礼拝メッセージ(2019年3月17日)

『 なぜ、聖書に聴かないのか! 』 ルカによる福音書 16章:19~31節 牧師 林健一

 きょう取り上げたたとえ話は「金持ちとラザロのたとえ話」と呼ばれる有名なたとえ話です。たとえ話の登場人物に名前が与えられているのは、他のたとえ話にはない特徴です。このお話はルカだけに登場してくるお話です。「ラザロ」という名前はヘブライ語の「エリエゼル」から来た名前で、「神様が助けてくれる人」そういう意味の名前であります。このたとえ話には対照的な二人の人物が登場します。ひとりは金持ちで、いつも最上の着物を身にまとい、毎日ぜいたく三昧に暮らしていました。もう一人の人物は貧しい人で、体はできものだらけだったのです。やがて二人には死が訪れます。ラザロはアブラハムのふところに迎え入れられます。他方、金持ちはというと、ラザロのいる場所とははるかに隔たった陰府の世界で苦しみ悶えます。もちろん、これはたとえ話ですから、死後の世界の様子をこと細かく描くことが目的ではありません。それ以上の描写に心を奪われないように注意が肝心です。

 主イエス様はこのたとえ話を通して、何を伝えたかったのでしょうか。金持ちであることを否定して、皆がラザロのような貧しくて物乞いのような生き方をするようにと望まれたのでしょうか。そうではありません。神様との関係をいっているのです。ラザロ、その名が象徴しているように、ラザロは貧しく悲惨な境遇の中にあっても神様を助けとして生きてきた人物ということでしょう。人の目にはただ哀れな人生としか写らなかったかもしれません。しかし、神様の目には助けを叫び求めている信仰の人として写ったのです。私たちの人生が人の目にどう写るかでなく神様の目にどう写っているのか、このことが大切なのです。私たちは忘れてはなりません。神様の目が注がれているなら私たちの人生は価値ある人生なのです。

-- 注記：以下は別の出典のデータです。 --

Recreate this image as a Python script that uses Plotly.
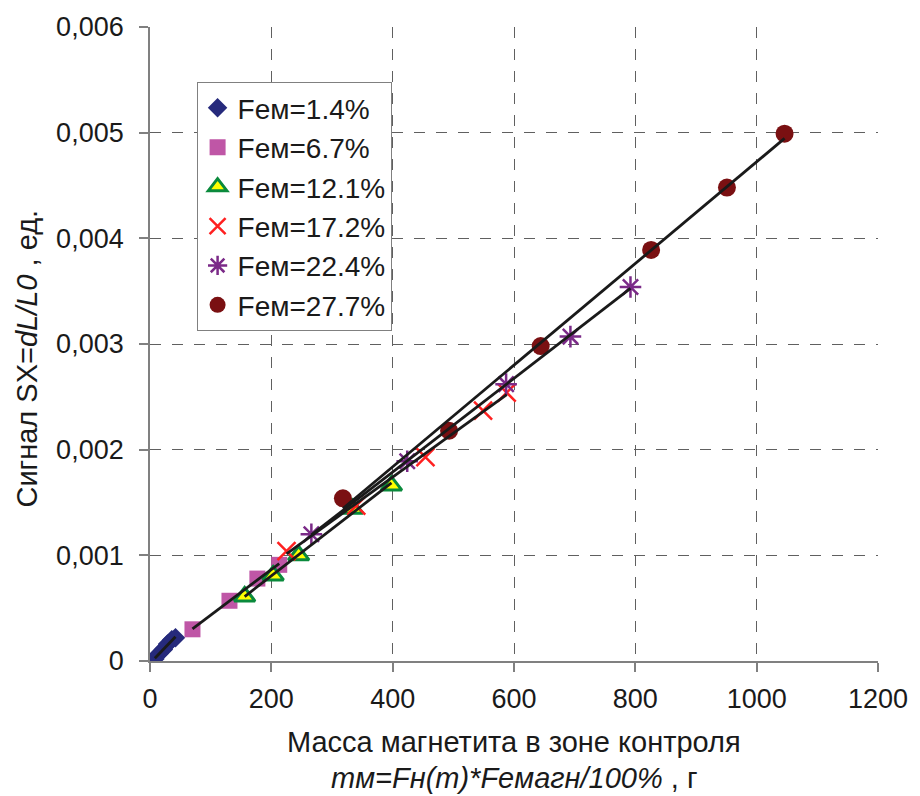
import numpy as np
import plotly.graph_objects as go

# ---- data ----
series_names = ["Feм=1.4%", "Feм=6.7%", "Feм=12.1%", "Feм=17.2%", "Feм=22.4%", "Feм=27.7%"]

x_fe14 = [8, 15, 22, 29, 36, 42]
y_fe14 = [0.00002, 0.00007, 0.00011, 0.00016, 0.00020, 0.00022]

x_fe67 = [70, 131, 177, 213]
y_fe67 = [0.00030, 0.00057, 0.00078, 0.00091]

x_fe121 = [156, 203, 245, 334, 398]
y_fe121 = [0.00061, 0.00081, 0.00100, 0.00144, 0.00166]

x_fe172 = [225, 340, 454, 549, 588]
y_fe172 = [0.00104, 0.00147, 0.00193, 0.00237, 0.00254]

x_fe224 = [266, 424, 587, 693, 792]
y_fe224 = [0.00120, 0.00189, 0.00262, 0.00307, 0.00354]

x_fe277 = [318, 493, 644, 826, 951, 1046]
y_fe277 = [0.00154, 0.00218, 0.00298, 0.00389, 0.00448, 0.00499]

x_ticks = [0, 200, 400, 600, 800, 1000, 1200]
y_ticks = [0, 0.001, 0.002, 0.003, 0.004, 0.005, 0.006]
y_ticktext = ["0", "0,001", "0,002", "0,003", "0,004", "0,005", "0,006"]

xs = [x_fe14, x_fe67, x_fe121, x_fe172, x_fe224, x_fe277]
ys = [y_fe14, y_fe67, y_fe121, y_fe172, y_fe224, y_fe277]

FONT = "Liberation Sans, Arial, sans-serif"
TXT = "#1a1a1a"

markers = [
    dict(symbol="diamond", size=15, color="#262a7c", line=dict(width=0)),
    dict(symbol="square", size=16, color="#bf56a6", line=dict(width=0)),
    dict(symbol="triangle-up", size=18, color="#ffff00", line=dict(width=3, color="#0a8a3c")),
    dict(symbol="x-thin-open", size=18, color="#ff2020", line=dict(width=2.5, color="#ff2020")),
    dict(symbol="asterisk-open", size=18, color="#7b2a88", line=dict(width=2.5, color="#7b2a88")),
    dict(symbol="circle", size=18, color="#7a1012", line=dict(width=0)),
]

fig = go.Figure()

# markers
for name, x, y, m in zip(series_names, xs, ys, markers):
    fig.add_trace(go.Scatter(x=x, y=y, mode="markers", name=name, marker=m))

# linear trendlines (computed from data)
for x, y in zip(xs, ys):
    k, b = np.polyfit(x, y, 1)
    xl = np.array([min(x), max(x)])
    fig.add_trace(go.Scatter(x=xl, y=k * xl + b, mode="lines", showlegend=False,
                             line=dict(color="#1a1a1a", width=2.8), hoverinfo="skip"))

fig.update_layout(
    width=920, height=796,
    margin=dict(l=150, r=38, t=26, b=135),
    paper_bgcolor="white", plot_bgcolor="white",
    font=dict(family=FONT, size=28, color=TXT),
    showlegend=True,
    legend=dict(x=0.064, y=0.913, xanchor="left", yanchor="top",
                bgcolor="white", bordercolor="#808080", borderwidth=1,
                font=dict(size=28, family=FONT, color=TXT), itemsizing="trace"),
)

axis_common = dict(
    showline=True, linecolor="#808080", linewidth=1.8,
    ticks="outside", ticklen=9, tickcolor="#808080", tickwidth=1.8,
    showgrid=True, gridcolor="#606060", gridwidth=1.3, griddash="11px,11px",
    zeroline=False, fixedrange=True,
)
fig.update_xaxes(range=[0, 1200], tickvals=x_ticks, ticktext=[str(v) for v in x_ticks],
                 tickfont=dict(size=27, family=FONT, color=TXT), ticklabelstandoff=4,
                 **axis_common)
fig.update_yaxes(range=[0, 0.006], tickvals=y_ticks, ticktext=y_ticktext,
                 tickfont=dict(size=27, family=FONT, color=TXT), ticklabelstandoff=10,
                 **axis_common)

fig.add_annotation(text="Сигнал SX=<i>dL/L0</i> , ед.", textangle=-90,
                   xref="paper", yref="paper", x=-0.169, y=0.477,
                   xanchor="center", yanchor="middle", showarrow=False,
                   font=dict(size=29, family=FONT, color=TXT))
fig.add_annotation(text="Масса магнетита в зоне контроля",
                   xref="paper", yref="paper", x=0.5, y=-0.1276,
                   xanchor="center", yanchor="middle", showarrow=False,
                   font=dict(size=29, family=FONT, color=TXT))
fig.add_annotation(text="<i>mм=Fн(m)*Feмагн/100%</i> , г",
                   xref="paper", yref="paper", x=0.5, y=-0.184,
                   xanchor="center", yanchor="middle", showarrow=False,
                   font=dict(size=29, family=FONT, color=TXT))

fig.write_html("out.html", config={"displayModeBar": False},
               post_script="document.body.style.margin='0px';document.body.style.overflow='hidden';")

 しかし、このたとえ話から学ぶべきことは、むしろこの金持ちの犯した過ちの方にあります。ラザロは金持ちの門の前のところにいました。その門とは、ラザロが入れるように開かれている門ではなく、金持ちがラザロのところに行けるように用意された門でした。しかし、金持ちがその門を出て行くことは一度もなかったのです。その門の外側には飢えて死んでいくラザロがいましたが、金持ちが富を用いてラザロの友人となることが決して起きませんでした。友と交わったことがなかった彼は、死んでからも友のいない徹底した孤独を経験することになります。金持ちが自らラザロを切り離してつくっていた拒絶の門でした。それはある意味15章でイエス様に近よってきた罪人・取税人たちを受け入れようとしないパリサイ人や律法学者たちへの警告の言葉です。神様の御心を第一としない、隣人を愛することをしない。律法を無視した自分の正しさに生きようとする彼らへの叱責と愛の言葉でした。神様の愛のなかに生きるようにと招くイエス様の言葉をよく聴かなければなりません。イエス様が言っている「聖書に聴け」「耳を傾けよ」という意味は、神様が聖書をとおしてあなたに何を語っているのか聴け神様の御前にいるという姿勢これを取りなさいと言うことです。わたしたちの目にはこの金持ちの生き方の危うさがはっきりと見えます。しかし、ややもすると、私たちもこの金持ちの生きた道を踏んでしまう危険があるのではないでしょうか。私たちはこの世の声でなく、神様の御声を聴く者とさせられて 限りあるこの世で神様からあたえられたなすべきことをしていきたいと願います。